Stationarity and sampling

Quite generally, a scientific measurement of any kind is in principle more useful the more it is reproducible. We need to know that the numbers we measure correspond to properties of the studied object, up to some measurement error. In the case of time series measurements, reproducibility is closely connected to two different notions of stationarity.

The weakest but most evident form of stationarity requires that all parameters that are relevant for a system's dynamics have to be fixed and constant during the measurement period (and these parameters should be the same when the experiment is reproduced). This is a requirement to be fulfilled not only by the experimental set-up but also by the process taking place in this fixed environment. For the moment this might be puzzling since one usually expects that constant external parameters induce a stationary process, but in fact we will confront you in several places in this book with situations where this is not true.
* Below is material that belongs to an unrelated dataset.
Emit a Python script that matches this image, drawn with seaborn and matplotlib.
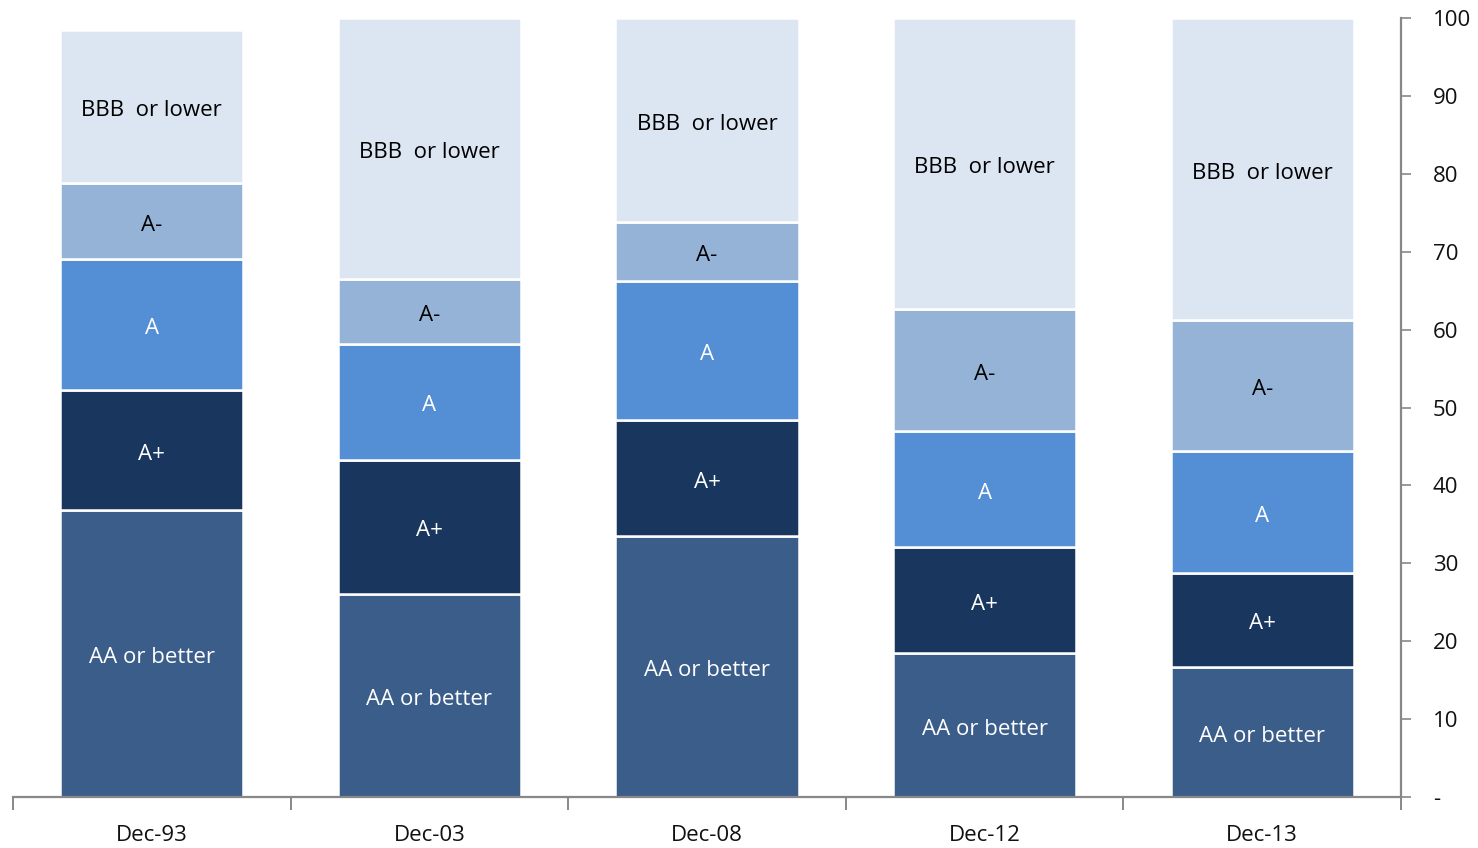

If the process under observation is a probabilistic one, it will be characterised by probability distributions for the variables involved. For a stationary process, these probabilities may not depend on time. The same holds if the process is specified by a set of transition probabilities between different states. If there are deterministic rules governing the dynamics, these rules must not change during the time covered by a time series.

In some cases, we can handle a simple change of a parameter once this change is noticed. If the calibration of the measurement apparatus drifts, for example, we can try to rescale the data continuously in order to keep the mean and variance constant.